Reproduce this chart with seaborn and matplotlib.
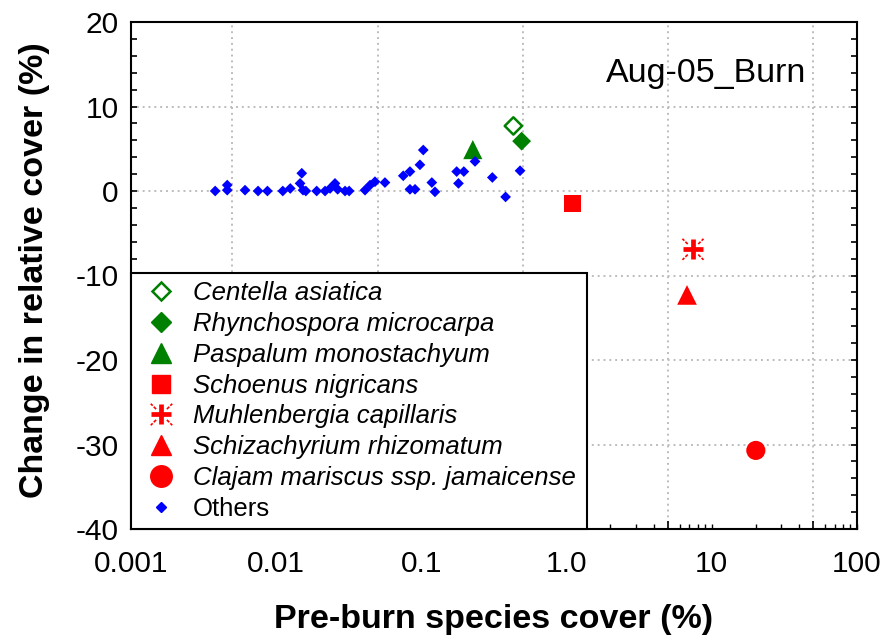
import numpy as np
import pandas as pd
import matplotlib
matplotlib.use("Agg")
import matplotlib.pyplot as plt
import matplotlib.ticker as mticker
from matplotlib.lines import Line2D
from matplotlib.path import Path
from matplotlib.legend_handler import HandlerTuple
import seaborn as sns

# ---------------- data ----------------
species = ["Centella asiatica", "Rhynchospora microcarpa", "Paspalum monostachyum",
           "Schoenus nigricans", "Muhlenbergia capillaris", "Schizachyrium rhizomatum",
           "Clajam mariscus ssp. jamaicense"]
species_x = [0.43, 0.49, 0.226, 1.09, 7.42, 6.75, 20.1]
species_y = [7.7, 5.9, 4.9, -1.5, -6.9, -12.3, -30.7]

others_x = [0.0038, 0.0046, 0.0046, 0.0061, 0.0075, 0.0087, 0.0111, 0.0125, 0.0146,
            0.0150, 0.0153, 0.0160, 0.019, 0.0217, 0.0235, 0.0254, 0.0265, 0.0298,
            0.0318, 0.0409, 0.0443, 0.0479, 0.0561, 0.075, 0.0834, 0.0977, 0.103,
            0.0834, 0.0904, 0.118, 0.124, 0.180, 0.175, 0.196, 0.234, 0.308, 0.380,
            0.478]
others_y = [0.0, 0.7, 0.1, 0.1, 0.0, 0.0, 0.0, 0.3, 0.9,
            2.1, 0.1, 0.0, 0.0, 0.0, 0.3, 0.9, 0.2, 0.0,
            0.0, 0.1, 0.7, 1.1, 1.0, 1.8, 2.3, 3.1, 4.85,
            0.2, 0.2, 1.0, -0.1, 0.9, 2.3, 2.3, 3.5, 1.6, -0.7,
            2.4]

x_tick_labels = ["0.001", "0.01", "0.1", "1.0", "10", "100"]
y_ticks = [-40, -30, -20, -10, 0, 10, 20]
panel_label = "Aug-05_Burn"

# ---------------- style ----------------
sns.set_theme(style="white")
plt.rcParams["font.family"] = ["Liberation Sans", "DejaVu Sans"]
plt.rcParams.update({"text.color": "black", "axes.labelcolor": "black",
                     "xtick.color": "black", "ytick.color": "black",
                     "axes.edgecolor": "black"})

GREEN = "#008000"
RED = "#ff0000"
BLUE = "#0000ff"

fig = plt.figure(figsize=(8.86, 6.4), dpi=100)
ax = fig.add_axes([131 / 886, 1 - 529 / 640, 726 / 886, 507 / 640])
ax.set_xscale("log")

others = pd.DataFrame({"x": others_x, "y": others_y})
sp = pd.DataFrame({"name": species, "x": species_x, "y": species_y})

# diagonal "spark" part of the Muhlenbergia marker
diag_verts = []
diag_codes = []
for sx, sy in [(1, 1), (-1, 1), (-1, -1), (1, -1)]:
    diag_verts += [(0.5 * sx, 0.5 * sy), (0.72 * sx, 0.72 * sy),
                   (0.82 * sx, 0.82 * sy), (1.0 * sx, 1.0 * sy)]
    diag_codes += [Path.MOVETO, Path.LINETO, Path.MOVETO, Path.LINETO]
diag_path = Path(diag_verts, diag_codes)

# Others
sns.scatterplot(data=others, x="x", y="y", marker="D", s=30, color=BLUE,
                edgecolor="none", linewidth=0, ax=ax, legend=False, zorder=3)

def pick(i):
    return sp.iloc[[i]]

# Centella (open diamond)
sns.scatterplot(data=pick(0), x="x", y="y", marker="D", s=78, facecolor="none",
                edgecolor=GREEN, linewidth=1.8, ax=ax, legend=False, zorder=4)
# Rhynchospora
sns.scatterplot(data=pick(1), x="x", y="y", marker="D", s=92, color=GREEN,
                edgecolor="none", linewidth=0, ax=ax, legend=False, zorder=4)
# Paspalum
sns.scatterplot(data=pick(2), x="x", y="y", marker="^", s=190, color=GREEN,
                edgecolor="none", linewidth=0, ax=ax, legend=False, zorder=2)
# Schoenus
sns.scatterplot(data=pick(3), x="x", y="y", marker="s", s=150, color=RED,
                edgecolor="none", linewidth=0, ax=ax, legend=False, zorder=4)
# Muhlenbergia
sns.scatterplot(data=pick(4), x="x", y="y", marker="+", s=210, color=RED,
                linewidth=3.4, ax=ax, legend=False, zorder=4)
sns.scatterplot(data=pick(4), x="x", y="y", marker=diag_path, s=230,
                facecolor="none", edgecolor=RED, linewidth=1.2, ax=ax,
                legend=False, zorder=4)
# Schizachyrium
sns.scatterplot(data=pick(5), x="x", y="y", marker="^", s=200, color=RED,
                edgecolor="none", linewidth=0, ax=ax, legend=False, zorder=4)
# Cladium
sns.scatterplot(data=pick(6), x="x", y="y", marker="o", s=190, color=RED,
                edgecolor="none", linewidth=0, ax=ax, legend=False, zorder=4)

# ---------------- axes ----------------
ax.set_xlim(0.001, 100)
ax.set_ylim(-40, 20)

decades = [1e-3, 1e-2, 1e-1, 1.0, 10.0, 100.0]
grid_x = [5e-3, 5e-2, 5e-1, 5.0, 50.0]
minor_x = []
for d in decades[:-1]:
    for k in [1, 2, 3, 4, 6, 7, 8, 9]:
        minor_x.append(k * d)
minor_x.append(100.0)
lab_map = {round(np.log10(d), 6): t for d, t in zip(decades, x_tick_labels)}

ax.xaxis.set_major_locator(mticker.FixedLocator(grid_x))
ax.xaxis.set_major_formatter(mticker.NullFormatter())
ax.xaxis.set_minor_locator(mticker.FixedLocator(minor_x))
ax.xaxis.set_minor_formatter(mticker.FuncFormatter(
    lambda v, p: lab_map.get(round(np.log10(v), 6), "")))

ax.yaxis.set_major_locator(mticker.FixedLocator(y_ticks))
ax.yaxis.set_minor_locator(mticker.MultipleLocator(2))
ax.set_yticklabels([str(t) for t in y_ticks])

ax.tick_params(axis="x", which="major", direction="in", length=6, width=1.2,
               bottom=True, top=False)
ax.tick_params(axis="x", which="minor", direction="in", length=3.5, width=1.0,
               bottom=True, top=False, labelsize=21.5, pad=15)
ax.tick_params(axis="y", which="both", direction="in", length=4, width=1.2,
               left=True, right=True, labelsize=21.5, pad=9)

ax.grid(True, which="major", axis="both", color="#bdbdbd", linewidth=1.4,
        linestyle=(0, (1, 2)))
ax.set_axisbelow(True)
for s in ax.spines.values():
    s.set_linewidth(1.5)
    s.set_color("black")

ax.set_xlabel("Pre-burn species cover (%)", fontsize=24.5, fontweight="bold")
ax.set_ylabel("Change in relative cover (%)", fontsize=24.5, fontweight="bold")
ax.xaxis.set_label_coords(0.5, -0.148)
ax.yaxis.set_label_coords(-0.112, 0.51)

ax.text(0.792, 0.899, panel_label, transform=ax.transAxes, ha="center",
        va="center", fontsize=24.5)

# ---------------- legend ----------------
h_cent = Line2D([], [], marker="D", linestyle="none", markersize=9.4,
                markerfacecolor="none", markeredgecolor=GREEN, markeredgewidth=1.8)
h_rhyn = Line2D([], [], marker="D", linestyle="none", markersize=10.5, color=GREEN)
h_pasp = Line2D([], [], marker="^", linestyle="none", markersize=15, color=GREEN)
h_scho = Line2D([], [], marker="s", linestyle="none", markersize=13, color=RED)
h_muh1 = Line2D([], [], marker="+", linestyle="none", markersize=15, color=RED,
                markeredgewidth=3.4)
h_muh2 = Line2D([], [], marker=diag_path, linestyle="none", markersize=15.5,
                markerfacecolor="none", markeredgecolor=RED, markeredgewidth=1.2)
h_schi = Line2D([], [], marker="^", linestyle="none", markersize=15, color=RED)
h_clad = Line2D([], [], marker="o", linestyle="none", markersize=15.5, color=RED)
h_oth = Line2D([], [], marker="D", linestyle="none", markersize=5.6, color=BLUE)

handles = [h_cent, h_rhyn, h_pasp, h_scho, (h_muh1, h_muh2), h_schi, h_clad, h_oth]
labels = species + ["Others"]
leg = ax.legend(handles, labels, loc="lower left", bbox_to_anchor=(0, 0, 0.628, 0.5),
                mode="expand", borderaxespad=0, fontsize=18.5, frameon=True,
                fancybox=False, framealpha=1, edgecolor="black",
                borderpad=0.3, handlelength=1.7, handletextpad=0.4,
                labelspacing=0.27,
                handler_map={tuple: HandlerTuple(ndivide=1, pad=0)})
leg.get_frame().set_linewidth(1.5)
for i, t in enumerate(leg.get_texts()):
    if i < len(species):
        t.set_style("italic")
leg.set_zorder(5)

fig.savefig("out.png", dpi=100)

· · · · · · ·

WORK TO COMPLETE:
Give back exactly the lines from the first line of the data through the line with "import seaborn as sns", pictures excluded.

TASK RESULT:
Reproduce this chart with seaborn and matplotlib.
import numpy as np
import pandas as pd
import matplotlib
matplotlib.use("Agg")
import matplotlib.pyplot as plt
import matplotlib.ticker as mticker
from matplotlib.lines import Line2D
from matplotlib.path import Path
from matplotlib.legend_handler import HandlerTuple
import seaborn as sns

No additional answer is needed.